Even more alarming, the South Carolina House of Representatives voted to defund College of Charleston’s freshmen reading program to the tune of $52,000 because of the Fun Home selection.

It doesn’t appear as if the Fun Home refusal has caused any hardships for Grasso, or others like him, at Duke. “Very few students have said negative things to my face,” he said.

“This whole Fun Home incident has given me a good bit of confidence and caused me to defend a lot of what I believe, which is a good thing. That’s the point of diversity. I’m not afraid of controversy or discussion or good old honest debate,” said Grasso.

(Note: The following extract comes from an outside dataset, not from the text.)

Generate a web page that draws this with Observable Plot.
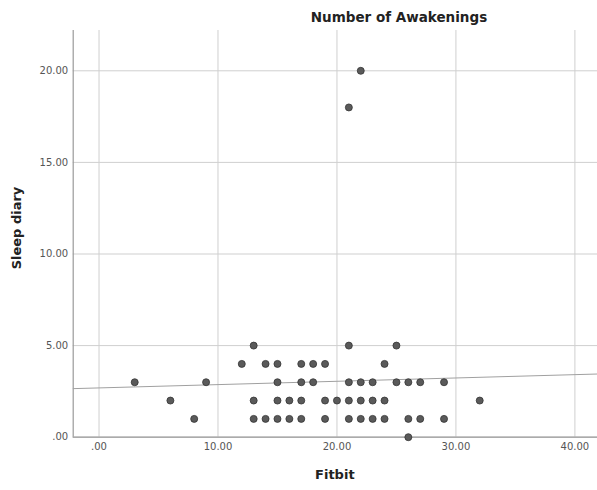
<!DOCTYPE html>
<html><head><meta charset="utf-8">
<script src="https://cdn.jsdelivr.net/npm/d3@7"></script>
<script src="https://cdn.jsdelivr.net/npm/@observablehq/plot@0.6"></script>
<style>
body{margin:0;background:#fff;}
#wrap{position:relative;width:597px;height:490px;font-family:"DejaVu Sans",sans-serif;}
.lbl{position:absolute;font-weight:bold;color:#222;white-space:nowrap;text-align:center;}
#title{top:9px;left:201px;width:396px;font-size:13.5px;line-height:16px;}
#xlab{top:467px;left:72.7px;width:524.3px;font-size:13px;line-height:16px;}
#ylab{top:220px;left:-83.3px;width:200px;font-size:13px;line-height:16px;transform:rotate(-90deg);}
svg{position:absolute;top:0;left:0;}
</style></head><body>
<div id="wrap">
<div class="lbl" id="title">Number of Awakenings</div>
<div class="lbl" id="xlab">Fitbit</div>
<div class="lbl" id="ylab">Sleep diary</div>
</div>
<script>
// Fitbit (x) and Sleep diary (y) values, read row by row
const fitbit = [
  13, 21, 25,
  12, 14, 15, 17, 18, 19, 24,
  3, 9, 15, 17, 18, 21, 22, 23, 25, 26, 27, 29,
  6, 13, 15, 16, 17, 19, 20, 21, 22, 23, 24, 32,
  8, 13, 14, 15, 16, 17, 19, 21, 22, 23, 24, 26, 27, 29,
  26,
  21, 22
];
const diary = [
  5, 5, 5,
  4, 4, 4, 4, 4, 4, 4,
  3, 3, 3, 3, 3, 3, 3, 3, 3, 3, 3, 3,
  2, 2, 2, 2, 2, 2, 2, 2, 2, 2, 2, 2,
  1, 1, 1, 1, 1, 1, 1, 1, 1, 1, 1, 1, 1, 1,
  0,
  18, 20
];
const xTicks = [0, 10, 20, 30, 40];
const yTicks = [0, 5, 10, 15, 20];
const xDomain = [-2.17, 41.9];
const yDomain = [0, 22.2];

const data = fitbit.map((x, i) => ({x, y: diary[i]}));
const mx = d3.mean(fitbit), my = d3.mean(diary);
const slope = d3.sum(data, d => (d.x - mx) * (d.y - my)) / d3.sum(data, d => (d.x - mx) ** 2);
const intercept = my - slope * mx;
const fitLine = xDomain.map(x => ({x, y: intercept + slope * x}));

const fmt = d => d === 0 ? ".00" : d.toFixed(2);

const chart = Plot.plot({
  width: 597, height: 490,
  marginLeft: 72.7, marginRight: 0, marginTop: 30, marginBottom: 53.3,
  style: {fontFamily: "DejaVu Sans, sans-serif", fontSize: "10px", color: "#555", background: "transparent"},
  x: {domain: xDomain, ticks: xTicks, tickFormat: fmt, label: null},
  y: {domain: yDomain, ticks: yTicks, tickFormat: fmt, label: null},
  marks: [
    Plot.gridX(xTicks, {stroke: "#cfcfcf", strokeOpacity: 1}),
    Plot.gridY(yTicks, {stroke: "#cfcfcf", strokeOpacity: 1}),
    Plot.ruleX([xDomain[0]], {stroke: "#9a9a9a", strokeWidth: 1.2}),
    Plot.ruleY([yDomain[0]], {stroke: "#9a9a9a", strokeWidth: 1.2}),
    Plot.axisX(xTicks, {tickSize: 0, tickPadding: 6, tickFormat: fmt, label: null}),
    Plot.axisY(yTicks, {tickSize: 0, tickPadding: 5, tickFormat: fmt, label: null}),
    Plot.line(fitLine, {x: "x", y: "y", stroke: "#a0a0a0", strokeWidth: 1}),
    Plot.dot(data, {x: "x", y: "y", r: 3.5, fill: "#5a5a5a", stroke: "#333", strokeWidth: 0.8})
  ]
});
document.getElementById("wrap").prepend(chart);
</script>
</body></html>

For those of us a few years removed from college, the unwillingness of students to engage with literature that will make them feel uncomfortable or will go against their beliefs is not only troublesome, it’s a betrayal of the purpose of learning.

An undergraduate education isn’t about only voicing your opinions. It’s about grappling with those voices and belief systems that are different, perhaps even contradictory, to your own.

Viewing Fun Home as pornographic because it has visual depictions of sexuality is nonsensical.

But these are young students. It’s the school’s responsibility to step up and teach them. Duke should challenge these beliefs head-on, rather than dismiss these refusals to read Fun Home as minor quibbles.

Those objecting Duke freshmen would be far better served, watching and listening to the amazing Sydney Lucas sing ‘Ring of Keys’ from the Broadway show. They might just learn something.